Pour reprendre les mots de Mises,
La praxéologie est une science théorique et systématique. Elle
n’est pas une science historique. Elle s’intéresse à l’action humaine en tant
que tel, et non aux circonstances environnementales, accidentelles et
individuelles d’actes concrets. Sa cognition est purement formelle et
générale sans référence au contenu matériel et aux caractéristiques
particulières d’un fait. Elle vise à déterminer un savoir valide quelles que
soient les instances dans lesquelles des conditions correspondent exactement
à celles sous-entendues par ses suppositions et inférences. Ses déclarations
et propositions ne sont pas dérivées de l’expérience. Elles sont, comme
celles de la logique et des mathématiques, aprioristes. Elles ne sont pas
sujettes à des vérifications ou des falsifications par des expériences ou
faits.
La praxéologie nous apporte une méthodologie qui permet une
séparation des théories économiques véritables et des autres sur le plan
aprioriste – sans passer par une expérience sociale.

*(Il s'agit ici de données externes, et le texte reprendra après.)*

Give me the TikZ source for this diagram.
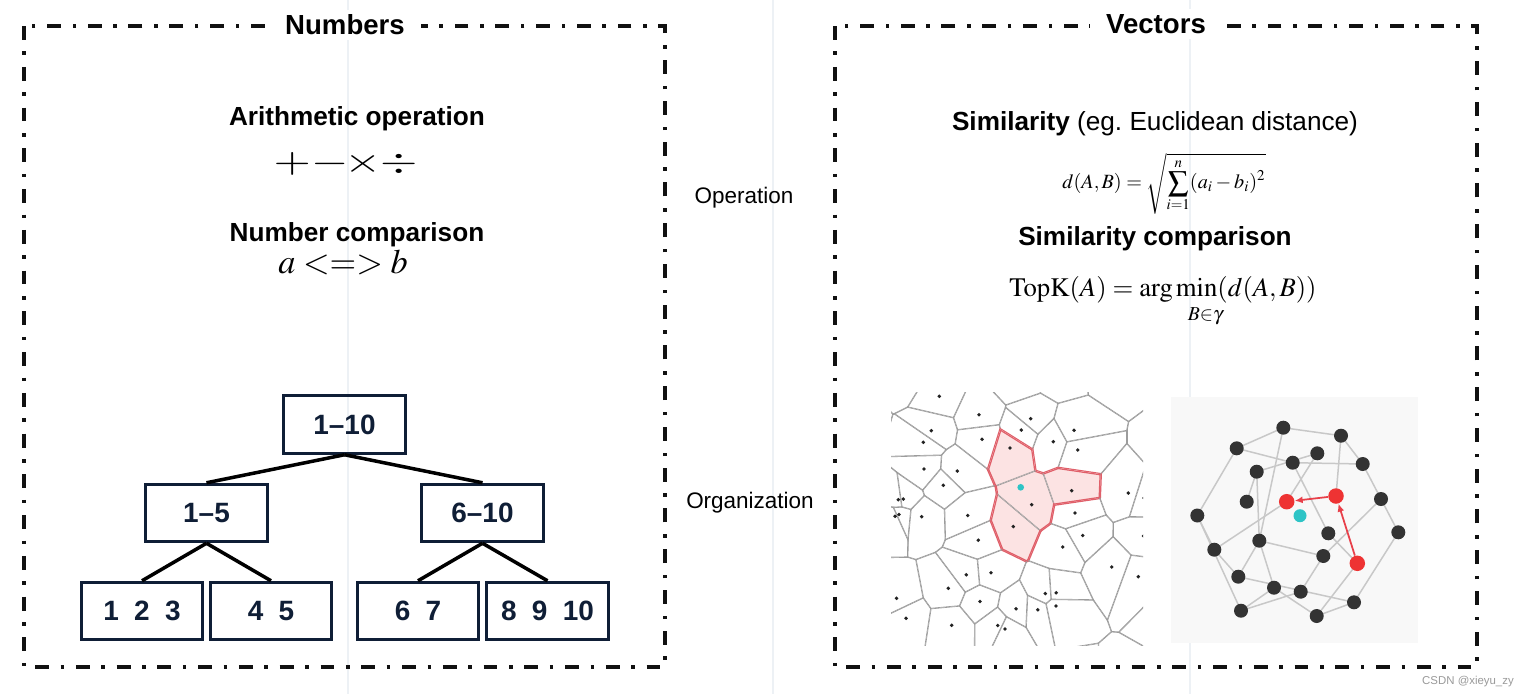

Au vu des illustrations ci-dessus (sans développer l’argument trop
longtemps), nous savons que l’Etat n’est pas la solution mais la cause des
conflits sociaux les plus sévères.
La praxéologie nous enseigne également avec certitude que la
monnaie est un phénomène de marché libre ; et que l’or et l’argent, qui
sont les choix évidents de l’action de marché libre, sont des monnaies
saines. La monopolisation de la production monétaire par l’Etat apporte une
monnaie qui ne peut être qualifiée de saine.
Nous savons également qu’une hausse de la masse monétaire
n’enrichit pas une économie, et ne bénéficie qu’à ceux qui la reçoivent les
premiers (ceux qui l’émettent), et non à ceux qui la reçoivent plus tard, ou
ne la reçoivent jamais.
La praxéologie nous apprend également que le socialisme
apporte la misère, puisqu’il est une forme d’organisation sociale qui ne peut
fonctionner. Le socialisme est condamné à échouer, et le capitalisme est la
seule forme viable d’organisation sociale.
La praxéologie nous prouve également que la démocratie est –
ce qui pourrait en surprendre plus d’un – incompatible avec la préservation
des libertés individuelles et les droits de propriété, et donc la coopération
pacifique et la prospérité.
La capacité de démasquer et de démystifier des théories
économiques erronées sur la base de l’apriori, c’est-à-dire sans s’engager
dans une expérience sociale, est l’un des aspects les plus fascinants de
l’école autrichienne d’économie de Mises.
Notes
[1] « Le terme théorie est
généralement comprix comme signifiant que l’explication suggérée a été
vérifiée, et n’est plus ouverte à une remise en question », Joyce,
G. H. (1908), Principles of Logic,
Longmans, Green & Co, London et al., p. 362.
[2] Kant, I. (1992 ), Über den Gemeinspruch: Das mag in der
Theorie richtig sein, taugt aber nicht für die Praxis, Zum ewigen Frieden, H.
F. Klemme, ed., Felix Meiner Verlag Hamburg, p. 3 [A 202].
[3] Ibid, p. 4 [276].
[4] Mises, L. v. (1957), Theory
& History, p. 124.
[5] Dans ce contexte, voir Hoppe, H. H. (2006), Austrian
Rationalism in the Age of the Decline of Positivism, dans: The Economics and
Ethics of Private Property, Studies in Political Economy and Philosophy, 2nd
ed., Ludwig von Mises Institute, Auburn, US Alabama, pp. 347–379.
[6] Murray Rothbard définit l’Etat
comme suit :
Cette institution qui possède une ou deux (bien souvent deux)
des propriétés suivantes : a) il tire ses revenus d’une contrainte
physique connue sous le nom d’impôt et, b) il obtient un monopole forcé de
l’apport du service de défense (police et justice) sur un territoire donné.
Rothbard apporte une
définition positive de l’Etat : il nous dit ce qu’il est vraiment, et
pas ce qu’il devrait être (définition normative).